Rows from a dataset of charts and code:

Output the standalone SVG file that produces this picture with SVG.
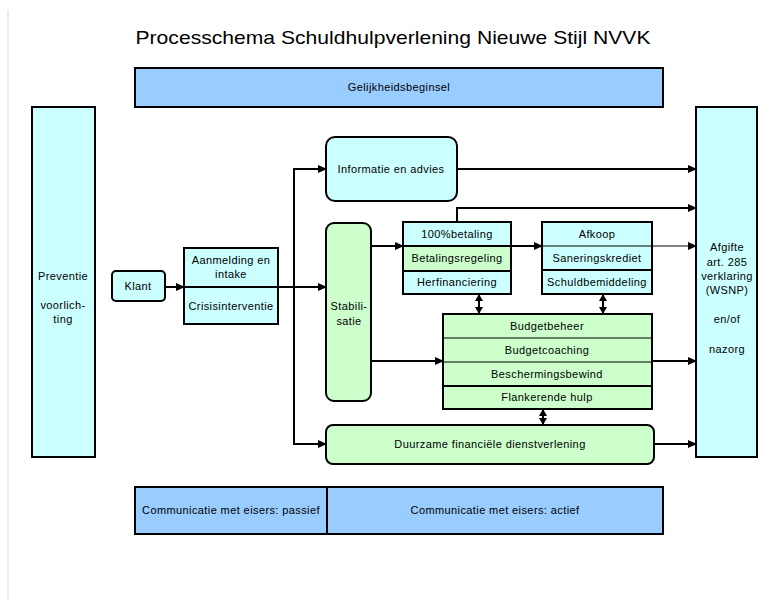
<svg xmlns="http://www.w3.org/2000/svg" width="782" height="604" viewBox="0 0 782 604">
<style>
  text { font-family: "Liberation Sans", Arial, sans-serif; font-size: 11px; fill: #000; text-anchor: middle; letter-spacing: 0.4px; }
  .title { font-size: 19px; letter-spacing: 0; }
  .box { stroke: #000; stroke-width: 2; }
  .cyan { fill: #ccffff; }
  .green { fill: #ccffcc; }
  .blue { fill: #99ccff; }
  .div { stroke: #000; stroke-width: 2; }
  .thin { stroke: #000; stroke-width: 1; }
  .conn { fill: none; stroke: #000; stroke-width: 2; }
</style>
<defs>
  <marker id="ah" markerUnits="userSpaceOnUse" markerWidth="9" markerHeight="8" refX="8" refY="4" orient="auto">
    <path d="M0,0 L9,4 L0,8 z" fill="#000"/>
  </marker>
  <marker id="dh" markerUnits="userSpaceOnUse" markerWidth="8" markerHeight="8" refX="6" refY="4" orient="auto-start-reverse">
    <path d="M0,0 L7,4 L0,8 z" fill="#000"/>
  </marker>
</defs>
<rect width="782" height="604" fill="#fff"/>
<line x1="8" y1="10" x2="8" y2="600" stroke="#d8d8d8" stroke-width="1"/>

<text class="title" x="393" y="44" textLength="515" lengthAdjust="spacingAndGlyphs">Processchema Schuldhulpverlening Nieuwe Stijl NVVK</text>

<g id="gelijkheid">
  <rect class="box blue" x="135" y="68" width="528" height="39"/>
  <text x="399" y="91">Gelijkheidsbeginsel</text>
</g>

<g id="preventie">
  <rect class="box cyan" x="32" y="107" width="63" height="350"/>
  <text x="63" y="280">Preventie</text>
  <text x="63" y="309">voorlich-</text>
  <text x="63" y="323">ting</text>
</g>

<g id="klant">
  <rect class="box cyan" x="112" y="271" width="53" height="30" rx="4"/>
  <text x="138" y="290">Klant</text>
</g>

<g id="aanmelding">
  <rect class="box cyan" x="184" y="248" width="94" height="76"/>
  <line class="div" x1="184" y1="287" x2="278" y2="287"/>
  <text x="231" y="264">Aanmelding en</text>
  <text x="231" y="278">intake</text>
  <text x="231" y="310">Crisisinterventie</text>
</g>

<g id="informatie">
  <rect class="box cyan" x="326" y="137" width="131" height="64" rx="9"/>
  <text x="391" y="173">Informatie en advies</text>
</g>

<g id="stabilisatie">
  <rect class="box green" x="326" y="223" width="45" height="178" rx="8"/>
  <text x="349" y="310">Stabili-</text>
  <text x="349" y="325">satie</text>
</g>

<g id="betaling">
  <rect class="cyan" x="403" y="222" width="108" height="24"/>
  <rect class="green" x="403" y="246" width="108" height="25"/>
  <rect class="cyan" x="403" y="271" width="108" height="23"/>
  <rect class="box" fill="none" x="403" y="222" width="108" height="72"/>
  <line class="div" x1="403" y1="246" x2="511" y2="246"/>
  <line class="div" x1="403" y1="271" x2="511" y2="271"/>
  <text x="457" y="238">100%betaling</text>
  <text x="457" y="262">Betalingsregeling</text>
  <text x="457" y="286">Herfinanciering</text>
</g>

<g id="afkoop">
  <rect class="box cyan" x="542" y="222" width="110" height="72"/>
  <line class="thin" x1="542" y1="246" x2="652" y2="246"/>
  <line class="div" x1="542" y1="270" x2="652" y2="270"/>
  <text x="597" y="238">Afkoop</text>
  <text x="597" y="262">Saneringskrediet</text>
  <text x="597" y="286">Schuldbemiddeling</text>
</g>

<g id="budget">
  <rect class="box green" x="443" y="314" width="209" height="95"/>
  <line class="thin" x1="443" y1="338" x2="652" y2="338"/>
  <line class="thin" x1="443" y1="362" x2="652" y2="362"/>
  <line class="div" x1="443" y1="386" x2="652" y2="386"/>
  <text x="547" y="330">Budgetbeheer</text>
  <text x="547" y="354">Budgetcoaching</text>
  <text x="547" y="378">Beschermingsbewind</text>
  <text x="547" y="401">Flankerende hulp</text>
</g>

<g id="duurzame">
  <rect class="box green" x="326" y="425" width="328" height="39" rx="7"/>
  <text x="490" y="448">Duurzame financiële dienstverlening</text>
</g>

<g id="afgifte">
  <rect class="box cyan" x="696" y="107" width="61" height="350"/>
  <text x="727" y="251">Afgifte</text>
  <text x="727" y="266">art. 285</text>
  <text x="727" y="280">verklaring</text>
  <text x="727" y="294">(WSNP)</text>
  <text x="727" y="323">en/of</text>
  <text x="727" y="353">nazorg</text>
</g>

<g id="communicatie">
  <rect class="box blue" x="135" y="487" width="192" height="47"/>
  <rect class="box blue" x="327" y="487" width="336" height="47"/>
  <text x="231" y="514">Communicatie met eisers: passief</text>
  <text x="495" y="514">Communicatie met eisers: actief</text>
</g>

<g id="connectors">
  <line class="conn" x1="165" y1="287" x2="184" y2="287" marker-end="url(#ah)"/>
  <line class="conn" x1="278" y1="287" x2="326" y2="287" marker-end="url(#ah)"/>
  <path class="conn" d="M326,169 H294 V444 H326"/>
  <line class="conn" x1="300" y1="169" x2="326" y2="169" marker-end="url(#ah)"/>
  <line class="conn" x1="300" y1="444" x2="326" y2="444" marker-end="url(#ah)"/>
  <line class="conn" x1="457" y1="169" x2="696" y2="169" marker-end="url(#ah)"/>
  <path class="conn" d="M457,222 V208 H696" marker-end="url(#ah)"/>
  <line class="conn" x1="371" y1="246" x2="403" y2="246" marker-end="url(#ah)"/>
  <line class="conn" x1="511" y1="246" x2="542" y2="246" marker-end="url(#ah)"/>
  <line class="thin" x1="652" y1="246" x2="696" y2="246" marker-end="url(#ah)"/>
  <line class="conn" x1="371" y1="361" x2="443" y2="361" marker-end="url(#ah)"/>
  <line class="conn" x1="652" y1="361" x2="696" y2="361" marker-end="url(#ah)"/>
  <line class="conn" x1="654" y1="444" x2="696" y2="444" marker-end="url(#ah)"/>
  <line class="conn" x1="479" y1="295" x2="479" y2="313" marker-start="url(#dh)" marker-end="url(#dh)"/>
  <line class="conn" x1="603" y1="295" x2="603" y2="313" marker-start="url(#dh)" marker-end="url(#dh)"/>
  <line class="conn" x1="543" y1="410" x2="543" y2="424" marker-start="url(#dh)" marker-end="url(#dh)"/>
</g>
</svg>
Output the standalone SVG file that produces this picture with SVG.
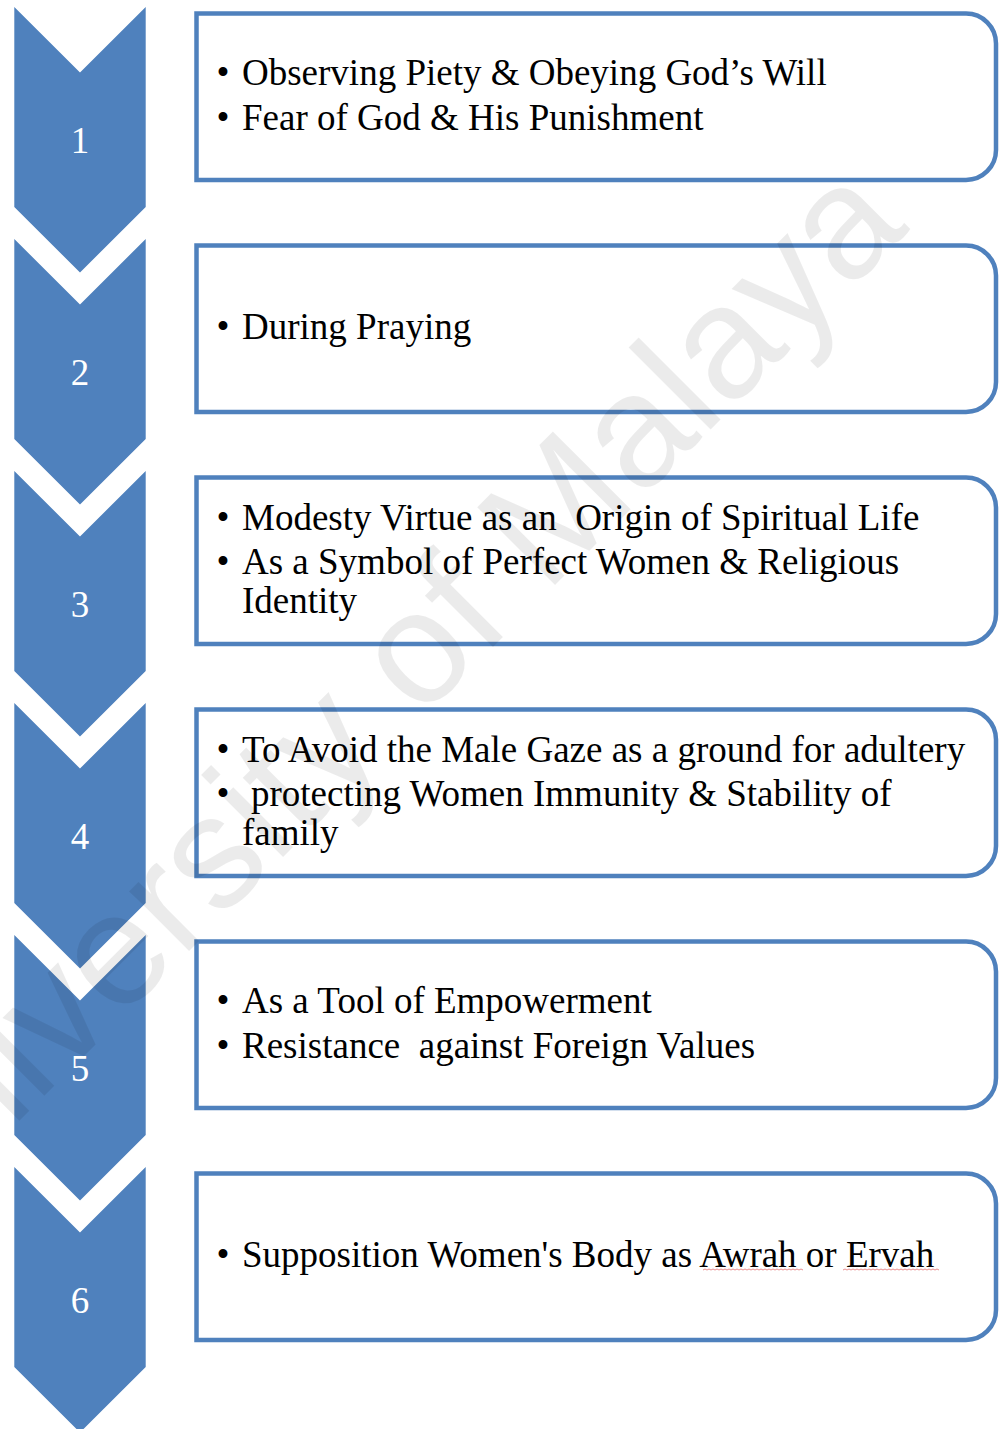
<svg xmlns="http://www.w3.org/2000/svg" width="999" height="1429" viewBox="0 0 999 1429">
  <style>
    .chev { fill: #4f81bd; }
    .num { font-family: "Liberation Serif", "Times New Roman", serif; font-size: 37px; fill: #ffffff; text-anchor: middle; }
    .box { fill: #ffffff; stroke: #4f81bd; stroke-width: 4.5; }
    .txt { font-family: "Liberation Serif", "Times New Roman", serif; font-size: 37px; fill: #000000; white-space: pre; }
    .bul { font-family: "Liberation Serif", "Times New Roman", serif; font-size: 37px; fill: #000000; text-anchor: middle; }
    .squiggle { fill: none; stroke: #e57373; stroke-width: 1; opacity: 0.8; }
    .mark { font-family: "Liberation Sans", Arial, sans-serif; font-size: 160px; fill: #000000; fill-opacity: 0.08; }
  </style>
  <defs>
    <!-- chevron step: flat sides 200 tall, 45 degree notch and tip -->
    <path id="chevShape" d="M14.3,0 L80,65.5 L145.7,0 L145.7,200 L80,265.5 L14.3,200 Z"/>
    <!-- text panel: square left corners, rounded right corners -->
    <path id="boxShape" d="M196.5,0 L966,0 A30,30 0 0 1 996,30 L996,136.5 A30,30 0 0 1 966,166.5 L196.5,166.5 Z"/>
  </defs>

  <rect width="999" height="1429" fill="#ffffff"/>

  <!-- step 1 -->
  <g id="step-1">
    <use href="#chevShape" class="chev" transform="translate(0,7)"/>
    <text class="num" x="80" y="153">1</text>
  </g>
  <g id="box-1" transform="translate(0,13.5)">
    <use href="#boxShape" class="box"/>
    <text class="bul" x="223" y="71.5">•</text>
    <text class="txt" x="242" y="71.5">Observing Piety &amp; Obeying God’s Will</text>
    <text class="bul" x="223" y="116.5">•</text>
    <text class="txt" x="242" y="116.5">Fear of God &amp; His Punishment</text>
  </g>

  <!-- step 2 -->
  <g id="step-2">
    <use href="#chevShape" class="chev" transform="translate(0,239)"/>
    <text class="num" x="80" y="385">2</text>
  </g>
  <g id="box-2" transform="translate(0,245.5)">
    <use href="#boxShape" class="box"/>
    <text class="bul" x="223" y="93">•</text>
    <text class="txt" x="242" y="93">During Praying</text>
  </g>

  <!-- step 3 -->
  <g id="step-3">
    <use href="#chevShape" class="chev" transform="translate(0,471)"/>
    <text class="num" x="80" y="617">3</text>
  </g>
  <g id="box-3" transform="translate(0,477.5)">
    <use href="#boxShape" class="box"/>
    <text class="bul" x="223" y="52">•</text>
    <text class="txt" x="242" y="52">Modesty Virtue as an  Origin of Spiritual Life</text>
    <text class="bul" x="223" y="96">•</text>
    <text class="txt" x="242" y="96">As a Symbol of Perfect Women &amp; Religious</text>
    <text class="txt" x="242" y="135">Identity</text>
  </g>

  <!-- step 4 -->
  <g id="step-4">
    <use href="#chevShape" class="chev" transform="translate(0,703)"/>
    <text class="num" x="80" y="849">4</text>
  </g>
  <g id="box-4" transform="translate(0,709.5)">
    <use href="#boxShape" class="box"/>
    <text class="bul" x="223" y="52">•</text>
    <text class="txt" x="242" y="52">To Avoid the Male Gaze as a ground for adultery</text>
    <text class="bul" x="223" y="96">•</text>
    <text class="txt" x="251" y="96">protecting Women Immunity &amp; Stability of</text>
    <text class="txt" x="242" y="135">family</text>
  </g>

  <!-- step 5 -->
  <g id="step-5">
    <use href="#chevShape" class="chev" transform="translate(0,935)"/>
    <text class="num" x="80" y="1081">5</text>
  </g>
  <g id="box-5" transform="translate(0,941.5)">
    <use href="#boxShape" class="box"/>
    <text class="bul" x="223" y="71.5">•</text>
    <text class="txt" x="242" y="71.5">As a Tool of Empowerment</text>
    <text class="bul" x="223" y="116.5">•</text>
    <text class="txt" x="242" y="116.5">Resistance  against Foreign Values</text>
  </g>

  <!-- step 6 -->
  <g id="step-6">
    <use href="#chevShape" class="chev" transform="translate(0,1167)"/>
    <text class="num" x="80" y="1313">6</text>
  </g>
  <g id="box-6" transform="translate(0,1173.5)">
    <use href="#boxShape" class="box"/>
    <text class="bul" x="223" y="93">•</text>
    <text class="txt" x="242" y="93">Supposition Women's Body as Awrah or Ervah</text>
    <!-- spelling marks under the two transliterated words -->
    <path class="squiggle" d="M703,96.5 l2,-1 l2,1 l2,-1 l2,1 l2,-1 l2,1 l2,-1 l2,1 l2,-1 l2,1 l2,-1 l2,1 l2,-1 l2,1 l2,-1 l2,1 l2,-1 l2,1 l2,-1 l2,1 l2,-1 l2,1 l2,-1 l2,1 l2,-1 l2,1 l2,-1 l2,1 l2,-1 l2,1 l2,-1 l2,1 l2,-1 l2,1 l2,-1 l2,1 l2,-1 l2,1 l2,-1 l2,1 l2,-1 l2,1 l2,-1 l2,1 l2,-1 l2,1 l2,-1 l2,1 l2,-1 l2,1"/>
    <path class="squiggle" d="M843,96.5 l2,-1 l2,1 l2,-1 l2,1 l2,-1 l2,1 l2,-1 l2,1 l2,-1 l2,1 l2,-1 l2,1 l2,-1 l2,1 l2,-1 l2,1 l2,-1 l2,1 l2,-1 l2,1 l2,-1 l2,1 l2,-1 l2,1 l2,-1 l2,1 l2,-1 l2,1 l2,-1 l2,1 l2,-1 l2,1 l2,-1 l2,1 l2,-1 l2,1 l2,-1 l2,1 l2,-1 l2,1 l2,-1 l2,1 l2,-1 l2,1 l2,-1 l2,1 l2,-1 l2,1"/>
  </g>

  <!-- the steps are joined by the chevrons themselves; no separate connectors -->
  <g id="connectors"/>

  <!-- faint diagonal watermark over the whole page -->
  <g id="watermark">
    <text class="mark" transform="translate(-108,1248) rotate(-45)">University of Malaya</text>
  </g>
</svg>
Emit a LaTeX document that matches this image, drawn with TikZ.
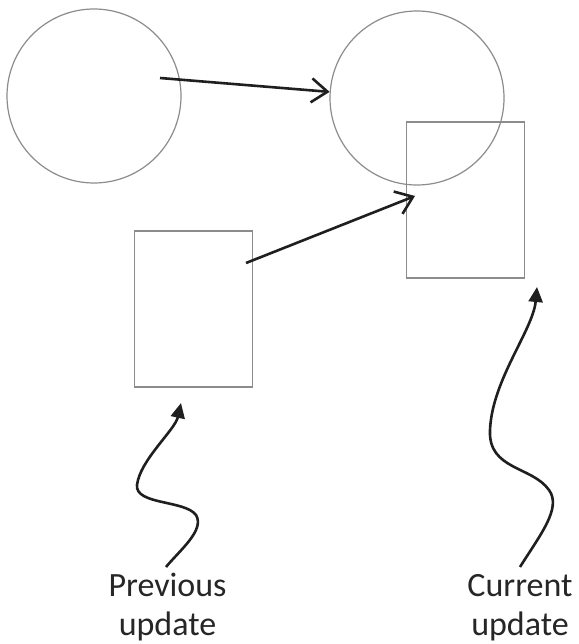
\documentclass[tikz,border=0pt]{standalone}
\usepackage{fontspec}
\setmainfont{Carlito}
\usetikzlibrary{positioning,arrows.meta}

\begin{document}
\begin{tikzpicture}[x=1pt,y=-1pt,
  shapeline/.style={draw=black!45, line width=1.2pt},
  blob/.style={shapeline, circle, minimum size=174pt, inner sep=0pt},
  upd/.style={shapeline, rectangle, minimum width=118pt, minimum height=156pt, inner sep=0pt},
  movearrow/.style={line width=2.6pt, draw=black!88, -{Straight Barb[length=16pt,width=24pt,line width=2.6pt]}},
  wavearrow/.style={line width=2.6pt, draw=black!88, -{Triangle[length=15pt,width=14pt]}},
  lbl/.style={align=center, text=black!85, inner sep=0pt, font=\fontsize{34}{39}\selectfont}]
\useasboundingbox (0,0) rectangle (578,644);
\node[blob] (oldcirc) at (94,96) {};
\node[blob] (newcirc) at (417,98) {};
\node[upd] (oldbox) at (193.5,309) {};
\node[upd] (newbox) at (465.5,200) {};
\node[lbl, anchor=base] (prevlbl) at (167.5,635) {Previous\\update};
\node[lbl, anchor=base] (currlbl) at (520,635) {Current\\update};
\coordinate (oldc) at (160,78);
\coordinate (oldb) at (246,263);
\coordinate (newb) at (415,196);
\coordinate (prevend) at (181,403);
\coordinate (currend) at (537,287);
\draw[movearrow] (oldc) -- (newcirc.176);
\draw[movearrow] (oldb) -- (newb);
\draw[wavearrow] (166,567) .. controls (180,550) and (205,530) .. (196,515)
  .. controls (185,500) and (135,505) .. (137,485)
  .. controls (140,460) and (175,430) .. (prevend);
\draw[wavearrow] (520,567) .. controls (540,535) and (562,508) .. (549,490)
  .. controls (532,466) and (488,470) .. (490,430)
  .. controls (492,380) and (533,330) .. (currend);
\end{tikzpicture}
\end{document}
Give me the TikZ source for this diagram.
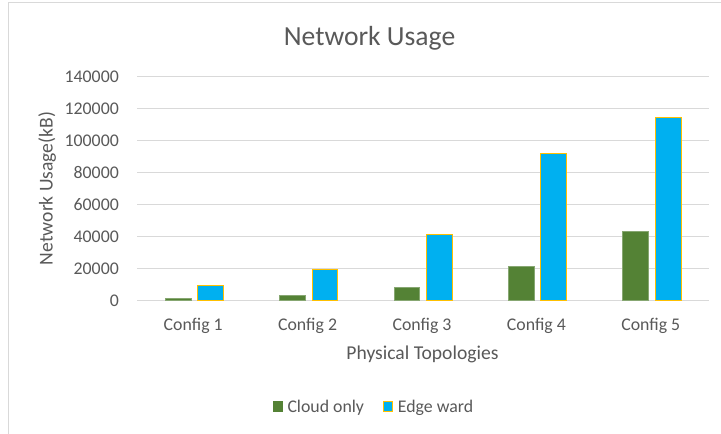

What is being asked. Where the line containing "Emit a LaTeX" appears above, start there and set down each line exactly through the last line of the data; leave out every picture.

Answer below.
Emit a LaTeX document that matches this image, drawn with TikZ.
\documentclass[tikz,border=0pt]{standalone}
\usepackage{fontspec}
\setmainfont{Carlito}
\usetikzlibrary{positioning,arrows.meta}

\begin{document}
\begin{tikzpicture}[x=1pt,y=-1pt,
  shapeline/.style={draw=black!45, line width=1.2pt},
  blob/.style={shapeline, circle, minimum size=174pt, inner sep=0pt},
  upd/.style={shapeline, rectangle, minimum width=118pt, minimum height=156pt, inner sep=0pt},
  movearrow/.style={line width=2.6pt, draw=black!88, -{Straight Barb[length=16pt,width=24pt,line width=2.6pt]}},
  wavearrow/.style={line width=2.6pt, draw=black!88, -{Triangle[length=15pt,width=14pt]}},
  lbl/.style={align=center, text=black!85, inner sep=0pt, font=\fontsize{34}{39}\selectfont}]
\useasboundingbox (0,0) rectangle (578,644);
\node[blob] (oldcirc) at (94,96) {};
\node[blob] (newcirc) at (417,98) {};
\node[upd] (oldbox) at (193.5,309) {};
\node[upd] (newbox) at (465.5,200) {};
\node[lbl, anchor=base] (prevlbl) at (167.5,635) {Previous\\update};
\node[lbl, anchor=base] (currlbl) at (520,635) {Current\\update};
\coordinate (oldc) at (160,78);
\coordinate (oldb) at (246,263);
\coordinate (newb) at (415,196);
\coordinate (prevend) at (181,403);
\coordinate (currend) at (537,287);
\draw[movearrow] (oldc) -- (newcirc.176);
\draw[movearrow] (oldb) -- (newb);
\draw[wavearrow] (166,567) .. controls (180,550) and (205,530) .. (196,515)
  .. controls (185,500) and (135,505) .. (137,485)
  .. controls (140,460) and (175,430) .. (prevend);
\draw[wavearrow] (520,567) .. controls (540,535) and (562,508) .. (549,490)
  .. controls (532,466) and (488,470) .. (490,430)
  .. controls (492,380) and (533,330) .. (currend);
\end{tikzpicture}
\end{document}
Give me the TikZ source for this diagram.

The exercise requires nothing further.